◆ **WRITTEN INSTRUCTION**
Leave the pictures out. Return all other data exactly.

◆ **RECORDED DATA**
= = =

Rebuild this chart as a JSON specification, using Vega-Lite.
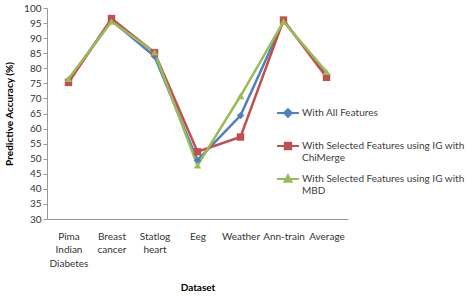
{
  "$schema": "https://vega.github.io/schema/vega-lite/v6.json",
  "width": 301,
  "height": 211,
  "autosize": {"type": "none"},
  "padding": {"left": 47, "top": 8, "right": 124, "bottom": 80},
  "background": "white",
  "config": {
    "view": {"stroke": null},
    "font": "Lato",
    "axis": {"labelFont": "Lato", "titleFont": "Lato", "labelColor": "#333", "titleColor": "#000", "domainColor": "#999", "tickColor": "#999", "grid": false}
  },
  "data": {
    "values": [
      {"dataset": "Pima Indian Diabetes", "series": "With All Features", "acc": 76},
      {"dataset": "Breast cancer", "series": "With All Features", "acc": 95.8},
      {"dataset": "Statlog heart", "series": "With All Features", "acc": 84},
      {"dataset": "Eeg", "series": "With All Features", "acc": 49.5},
      {"dataset": "Weather", "series": "With All Features", "acc": 64.3},
      {"dataset": "Ann-train", "series": "With All Features", "acc": 95.7},
      {"dataset": "Average", "series": "With All Features", "acc": 78},
      {"dataset": "Pima Indian Diabetes", "series": "With Selected Features using IG with ChiMerge", "acc": 75.3},
      {"dataset": "Breast cancer", "series": "With Selected Features using IG with ChiMerge", "acc": 96.5},
      {"dataset": "Statlog heart", "series": "With Selected Features using IG with ChiMerge", "acc": 85.2},
      {"dataset": "Eeg", "series": "With Selected Features using IG with ChiMerge", "acc": 52.3},
      {"dataset": "Weather", "series": "With Selected Features using IG with ChiMerge", "acc": 57.2},
      {"dataset": "Ann-train", "series": "With Selected Features using IG with ChiMerge", "acc": 96},
      {"dataset": "Average", "series": "With Selected Features using IG with ChiMerge", "acc": 77},
      {"dataset": "Pima Indian Diabetes", "series": "With Selected Features using IG with MBD", "acc": 76.5},
      {"dataset": "Breast cancer", "series": "With Selected Features using IG with MBD", "acc": 95.5},
      {"dataset": "Statlog heart", "series": "With Selected Features using IG with MBD", "acc": 85.3},
      {"dataset": "Eeg", "series": "With Selected Features using IG with MBD", "acc": 47.8},
      {"dataset": "Weather", "series": "With Selected Features using IG with MBD", "acc": 70.8},
      {"dataset": "Ann-train", "series": "With Selected Features using IG with MBD", "acc": 95.5},
      {"dataset": "Average", "series": "With Selected Features using IG with MBD", "acc": 78.8}
    ]
  },
  "mark": {"type": "line", "strokeWidth": 2.5, "point": {"filled": true, "size": 55, "opacity": 1}},
  "encoding": {
    "x": {
      "field": "dataset", "type": "nominal",
      "sort": ["Pima Indian Diabetes", "Breast cancer", "Statlog heart", "Eeg", "Weather", "Ann-train", "Average"],
      "scale": {"type": "point", "padding": 0.5},
      "axis": {
        "title": "Dataset", "titleFontSize": 10, "titleFontWeight": "bold", "titlePadding": 14,
        "labelAngle": 0, "labelFontSize": 10, "labelPadding": 12, "ticks": false, "labelLineHeight": 13.5,
        "labelExpr": "datum.label == 'Pima Indian Diabetes' ? ['Pima', 'Indian', 'Diabetes'] : datum.label == 'Breast cancer' ? ['Breast', 'cancer'] : datum.label == 'Statlog heart' ? ['Statlog', 'heart'] : datum.label"
      }
    },
    "y": {
      "field": "acc", "type": "quantitative",
      "scale": {"domain": [30, 100], "nice": false, "zero": false},
      "axis": {
        "title": "Predictive Accuracy  (%)", "titleFontSize": 10, "titleFontWeight": "bold", "titlePadding": 9,
        "values": [30, 35, 40, 45, 50, 55, 60, 65, 70, 75, 80, 85, 90, 95, 100],
        "labelFontSize": 10, "tickSize": 4
      }
    },
    "color": {
      "field": "series", "type": "nominal",
      "scale": {"range": ["#4f81bd", "#c0504d", "#9bbb59"]},
      "legend": {
        "title": null, "orient": "none", "legendX": 236, "legendY": 100,
        "labelFontSize": 10, "labelColor": "#404040", "rowPadding": 8, "symbolSize": 50, "labelLimit": 300, "labelOffset": 9, "labelLineHeight": 13.5,
        "labelExpr": "datum.label == 'With Selected Features using IG with ChiMerge' ? ['With Selected Features using IG with', 'ChiMerge'] : datum.label == 'With Selected Features using IG with MBD' ? ['With Selected Features using IG with', 'MBD'] : [datum.label, '']",
        "encode": {"symbols": {"update": {
          "shape": {"signal": "datum.value == 'With All Features' ? 'M-3.1,0H3.1M0,-1.1L1.1,0L0,1.1L-1.1,0Z' : datum.value == 'With Selected Features using IG with ChiMerge' ? 'M-3.1,0H3.1M-0.9,-0.9H0.9V0.9H-0.9Z' : 'M-3.1,0H3.1M0,-1.1L1,0.8H-1Z'"},
          "stroke": {"scale": "color", "field": "value"},
          "strokeWidth": {"value": 2}
        }}}
      }
    },
    "shape": {
      "field": "series", "type": "nominal",
      "scale": {"range": ["diamond", "square", "triangle-up"]},
      "legend": null
    }
  }
}
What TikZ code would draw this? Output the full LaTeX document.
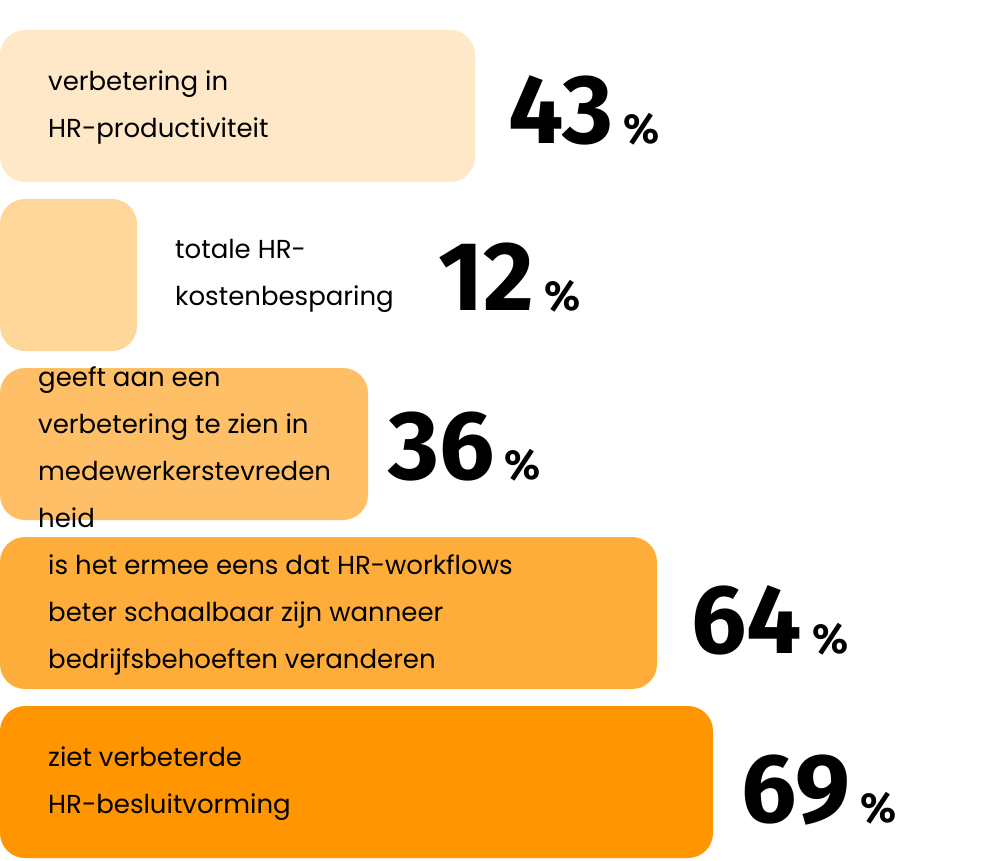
\documentclass[tikz,border=0pt]{standalone}
\usepackage{fontspec}
\setmainfont{Poppins}
\newfontfamily\numfont{Fira Sans}
\usetikzlibrary{positioning}

\definecolor{barA}{HTML}{FFE8C8}
\definecolor{barB}{HTML}{FFD699}
\definecolor{barC}{HTML}{FFBF66}
\definecolor{barD}{HTML}{FFAD3A}
\definecolor{barE}{HTML}{FF9500}

\begin{document}
\begin{tikzpicture}[
            x = 1pt, y = -1pt, % pixel grid, y downwards
            bar/.style = {rounded corners = 25pt},
            label/.style = {anchor = west, align = left, inner sep = 0pt,
                font = \fontsize{26}{47}\selectfont},
            big/.style = {anchor = west, inner sep = 0pt,
                font = \numfont\fontsize{98}{98}\selectfont\bfseries},
            pct/.style = {right = 10pt of #1.base east, anchor = base west, inner sep = 0pt,
                font = \numfont\fontsize{42}{42}\selectfont\bfseries}
        ]

        \useasboundingbox (0,0) rectangle (1000,860);

        % bars
        \fill[bar, barA] (0,30) rectangle (475,182);
        \fill[bar, barB] (0,199) rectangle (137,351);
        \fill[bar, barC] (0,368) rectangle (368,520);
        \fill[bar, barD] (0,537) rectangle (657,689);
        \fill[bar, barE] (0,706) rectangle (713,858);

        % texts
        \node[label] (tA) at (48,107) {verbetering in\\HR-productiviteit};
        \node[label] (tB) at (175,276) {totale HR-\\kostenbesparing};
        \node[label] (tC) at (38,447) {geeft aan een\\verbetering te zien in\\medewerkerstevreden\\heid};
        \node[label] (tD) at (48,615) {is het ermee eens dat HR-workflows\\beter schaalbaar zijn wanneer\\bedrijfsbehoeften veranderen};
        \node[label] (tE) at (48,784) {ziet verbeterde\\HR-besluitvorming};

        % numbers
        \node[big] (nA) at (508,110) {43};
        \node[big] (nB) at (438,277) {12};
        \node[big] (nC) at (388,447) {36};
        \node[big] (nD) at (691,620) {64};
        \node[big] (nE) at (741,790) {69};

        \node[pct=nA] (pA) {\%};
        \node[pct=nB] (pB) {\%};
        \node[pct=nC] (pC) {\%};
        \node[pct=nD] (pD) {\%};
        \node[pct=nE] (pE) {\%};

  \end{tikzpicture}
\end{document}
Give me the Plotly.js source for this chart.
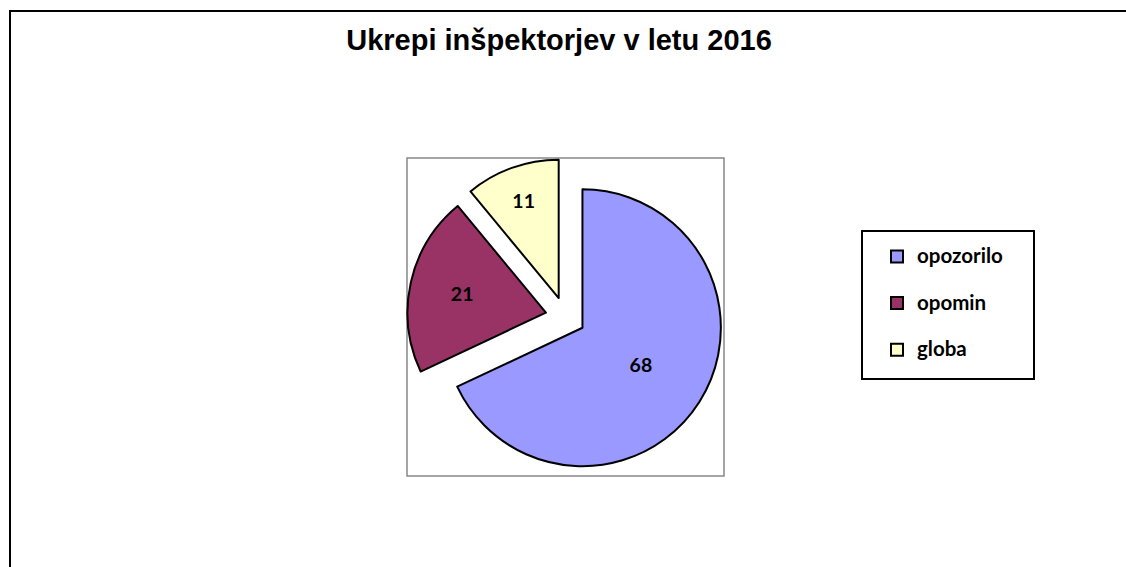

= = =

◆ **SOLUTION FOR THIS PROBLEM**
Rebuild this chart as a JSON specification, using Vega-Lite.
{
  "$schema": "https://vega.github.io/schema/vega-lite/v6.json",
  "width": 301,
  "height": 211,
  "autosize": {"type": "none"},
  "padding": {"left": 47, "top": 8, "right": 124, "bottom": 80},
  "background": "white",
  "config": {
    "view": {"stroke": null},
    "font": "Lato",
    "axis": {"labelFont": "Lato", "titleFont": "Lato", "labelColor": "#333", "titleColor": "#000", "domainColor": "#999", "tickColor": "#999", "grid": false}
  },
  "data": {
    "values": [
      {"dataset": "Pima Indian Diabetes", "series": "With All Features", "acc": 76},
      {"dataset": "Breast cancer", "series": "With All Features", "acc": 95.8},
      {"dataset": "Statlog heart", "series": "With All Features", "acc": 84},
      {"dataset": "Eeg", "series": "With All Features", "acc": 49.5},
      {"dataset": "Weather", "series": "With All Features", "acc": 64.3},
      {"dataset": "Ann-train", "series": "With All Features", "acc": 95.7},
      {"dataset": "Average", "series": "With All Features", "acc": 78},
      {"dataset": "Pima Indian Diabetes", "series": "With Selected Features using IG with ChiMerge", "acc": 75.3},
      {"dataset": "Breast cancer", "series": "With Selected Features using IG with ChiMerge", "acc": 96.5},
      {"dataset": "Statlog heart", "series": "With Selected Features using IG with ChiMerge", "acc": 85.2},
      {"dataset": "Eeg", "series": "With Selected Features using IG with ChiMerge", "acc": 52.3},
      {"dataset": "Weather", "series": "With Selected Features using IG with ChiMerge", "acc": 57.2},
      {"dataset": "Ann-train", "series": "With Selected Features using IG with ChiMerge", "acc": 96},
      {"dataset": "Average", "series": "With Selected Features using IG with ChiMerge", "acc": 77},
      {"dataset": "Pima Indian Diabetes", "series": "With Selected Features using IG with MBD", "acc": 76.5},
      {"dataset": "Breast cancer", "series": "With Selected Features using IG with MBD", "acc": 95.5},
      {"dataset": "Statlog heart", "series": "With Selected Features using IG with MBD", "acc": 85.3},
      {"dataset": "Eeg", "series": "With Selected Features using IG with MBD", "acc": 47.8},
      {"dataset": "Weather", "series": "With Selected Features using IG with MBD", "acc": 70.8},
      {"dataset": "Ann-train", "series": "With Selected Features using IG with MBD", "acc": 95.5},
      {"dataset": "Average", "series": "With Selected Features using IG with MBD", "acc": 78.8}
    ]
  },
  "mark": {"type": "line", "strokeWidth": 2.5, "point": {"filled": true, "size": 55, "opacity": 1}},
  "encoding": {
    "x": {
      "field": "dataset", "type": "nominal",
      "sort": ["Pima Indian Diabetes", "Breast cancer", "Statlog heart", "Eeg", "Weather", "Ann-train", "Average"],
      "scale": {"type": "point", "padding": 0.5},
      "axis": {
        "title": "Dataset", "titleFontSize": 10, "titleFontWeight": "bold", "titlePadding": 14,
        "labelAngle": 0, "labelFontSize": 10, "labelPadding": 12, "ticks": false, "labelLineHeight": 13.5,
        "labelExpr": "datum.label == 'Pima Indian Diabetes' ? ['Pima', 'Indian', 'Diabetes'] : datum.label == 'Breast cancer' ? ['Breast', 'cancer'] : datum.label == 'Statlog heart' ? ['Statlog', 'heart'] : datum.label"
      }
    },
    "y": {
      "field": "acc", "type": "quantitative",
      "scale": {"domain": [30, 100], "nice": false, "zero": false},
      "axis": {
        "title": "Predictive Accuracy  (%)", "titleFontSize": 10, "titleFontWeight": "bold", "titlePadding": 9,
        "values": [30, 35, 40, 45, 50, 55, 60, 65, 70, 75, 80, 85, 90, 95, 100],
        "labelFontSize": 10, "tickSize": 4
      }
    },
    "color": {
      "field": "series", "type": "nominal",
      "scale": {"range": ["#4f81bd", "#c0504d", "#9bbb59"]},
      "legend": {
        "title": null, "orient": "none", "legendX": 236, "legendY": 100,
        "labelFontSize": 10, "labelColor": "#404040", "rowPadding": 8, "symbolSize": 50, "labelLimit": 300, "labelOffset": 9, "labelLineHeight": 13.5,
        "labelExpr": "datum.label == 'With Selected Features using IG with ChiMerge' ? ['With Selected Features using IG with', 'ChiMerge'] : datum.label == 'With Selected Features using IG with MBD' ? ['With Selected Features using IG with', 'MBD'] : [datum.label, '']",
        "encode": {"symbols": {"update": {
          "shape": {"signal": "datum.value == 'With All Features' ? 'M-3.1,0H3.1M0,-1.1L1.1,0L0,1.1L-1.1,0Z' : datum.value == 'With Selected Features using IG with ChiMerge' ? 'M-3.1,0H3.1M-0.9,-0.9H0.9V0.9H-0.9Z' : 'M-3.1,0H3.1M0,-1.1L1,0.8H-1Z'"},
          "stroke": {"scale": "color", "field": "value"},
          "strokeWidth": {"value": 2}
        }}}
      }
    },
    "shape": {
      "field": "series", "type": "nominal",
      "scale": {"range": ["diamond", "square", "triangle-up"]},
      "legend": null
    }
  }
}
What TikZ code would draw this? Output the full LaTeX document.
\documentclass[tikz,border=0pt]{standalone}
\usepackage{fontspec}
\setmainfont{Poppins}
\newfontfamily\numfont{Fira Sans}
\usetikzlibrary{positioning}

\definecolor{barA}{HTML}{FFE8C8}
\definecolor{barB}{HTML}{FFD699}
\definecolor{barC}{HTML}{FFBF66}
\definecolor{barD}{HTML}{FFAD3A}
\definecolor{barE}{HTML}{FF9500}

\begin{document}
\begin{tikzpicture}[
            x = 1pt, y = -1pt, % pixel grid, y downwards
            bar/.style = {rounded corners = 25pt},
            label/.style = {anchor = west, align = left, inner sep = 0pt,
                font = \fontsize{26}{47}\selectfont},
            big/.style = {anchor = west, inner sep = 0pt,
                font = \numfont\fontsize{98}{98}\selectfont\bfseries},
            pct/.style = {right = 10pt of #1.base east, anchor = base west, inner sep = 0pt,
                font = \numfont\fontsize{42}{42}\selectfont\bfseries}
        ]

        \useasboundingbox (0,0) rectangle (1000,860);

        % bars
        \fill[bar, barA] (0,30) rectangle (475,182);
        \fill[bar, barB] (0,199) rectangle (137,351);
        \fill[bar, barC] (0,368) rectangle (368,520);
        \fill[bar, barD] (0,537) rectangle (657,689);
        \fill[bar, barE] (0,706) rectangle (713,858);

        % texts
        \node[label] (tA) at (48,107) {verbetering in\\HR-productiviteit};
        \node[label] (tB) at (175,276) {totale HR-\\kostenbesparing};
        \node[label] (tC) at (38,447) {geeft aan een\\verbetering te zien in\\medewerkerstevreden\\heid};
        \node[label] (tD) at (48,615) {is het ermee eens dat HR-workflows\\beter schaalbaar zijn wanneer\\bedrijfsbehoeften veranderen};
        \node[label] (tE) at (48,784) {ziet verbeterde\\HR-besluitvorming};

        % numbers
        \node[big] (nA) at (508,110) {43};
        \node[big] (nB) at (438,277) {12};
        \node[big] (nC) at (388,447) {36};
        \node[big] (nD) at (691,620) {64};
        \node[big] (nE) at (741,790) {69};

        \node[pct=nA] (pA) {\%};
        \node[pct=nB] (pB) {\%};
        \node[pct=nC] (pC) {\%};
        \node[pct=nD] (pD) {\%};
        \node[pct=nE] (pE) {\%};

  \end{tikzpicture}
\end{document}
Give me the Plotly.js source for this chart.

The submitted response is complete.